自分は余りにも不真面目に大学生活を送ってた癖に、モラトリアムの引き伸ばしで院を受験した。当然のように落ちたけれど、それは誰にとっても幸せなことだったように思う。僕の中で森博嗣のイメージは犀川や橋場そのものなのだけれど、学問や研究の道はあのレベルまで没頭できる人が進めばいい。とても羨ましく思えるけれど、自分には過去に一度もそんな衝動は起きなかったのだから仕方がない。刺激が足りないか、不感症なのだろう。ま、自分語りはこれだけにしとこ。

研究者

次に面白いなと思ったのは喜嶋先生と主人公の対比。喜嶋先生はあえて助手のポジションに留まることで、研究活動に全ての勢力を注ぎ込める環境を維持してるように作中からは読み取れる。主人公が語るところによれば、研究活動と学内での昇進とは両立しないものらしい。昇進するに連れて、講座を持って教えたり、会議に出たりといった『雑事』が増えるからだ。主人公は喜嶋先生を素晴らしい研究者だと賞賛している。心酔と言ってもいいレベルだろう。
やがて主人公は就職し家庭も持ち、そういった雑事へと飲み込まれ、俗世間へと組み込まれていく。本人はその事をある程度ではあるが肯定的に捉えてるようでもある。一方で、喜嶋先生は助教授として招かれた大学を辞めてしまい、奥さんは自殺してしまい(ここらの女性絡みは言及が難しい)、音信が普通のまま巻末を迎える。それでも、主人公は研究者の理想像として喜嶋先生のことを崇拝し続けて作品は終わる。喜嶋先生という存在を森博嗣はどのように捉えてるんだろうか。僕には喜嶋先生というのは、研究者としての理想像だけど現実には存在し得ない、まるで虚像のように感じられた。
"きっかけ"で作品のみからの感想だと前置いたのもここがあるからで、沢村さんが自殺したらしいというあの短い1文が挟まる意味が僕にはそうとしか解釈出来なかった。この作品が橋場の名前を借りた森博嗣私小説的なものだと言うのなら、喜嶋先生みたいな人物が実際に居た可能性を考慮してもいいのだけれど、それを始めちゃうと収拾がつかなくなる。
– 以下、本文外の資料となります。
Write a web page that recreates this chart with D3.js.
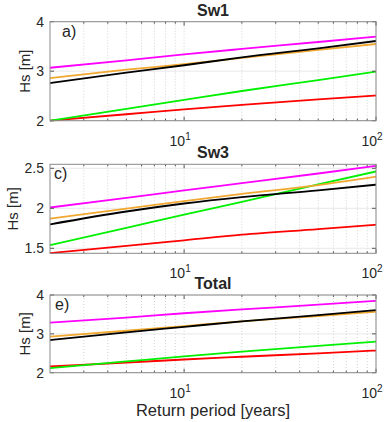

評論の対象となる価値のある一冊だと思うのだけれど、それを書く場はここではないので、浅薄な感想に留めるとする。

その他

割と書きやすかった2点だけ書いたけれど、他も面白い内容が幾つかあった。学問の道に足を踏み入れようとしてる人には是非読んでみて貰いたい。自分も10年前に読みたかったと少し思う。特に本編で長々と語られてたわけではないけれど、個人的に印象に残ったフレーズがあったので引用してみる

貧しい時代には一つだけだったけれど、今はもっと沢山を少しずつ経験して良いのではないか

偉いアダム・スミスさんが仰る分業のメリットだけれど、そこまでして大局的効率を追いかけても仕方ないんじゃないかい。と、偶に思う事があったので、この一文はシックリ来た。芸術やスポーツや技術や技の世界では極めないと到達できない世界もあるのだろうけれど、今の世の中そんなのとは無縁の場所もいっぱいあるんじゃないかしら。ま、働いてない俺が言っても何の説得力もねーけれどな。
ということで、感想めいたものを少し書いてみた。こんな中身の無い短文だけれど、かなり辛かった。リハビリコラム()が何の意味も無いのを再認識できただけマシだったか。
『喜嶋先生の静かな世界』そのものは文庫化されたら手元に置いて、時折読み返したい1冊でした。お終い。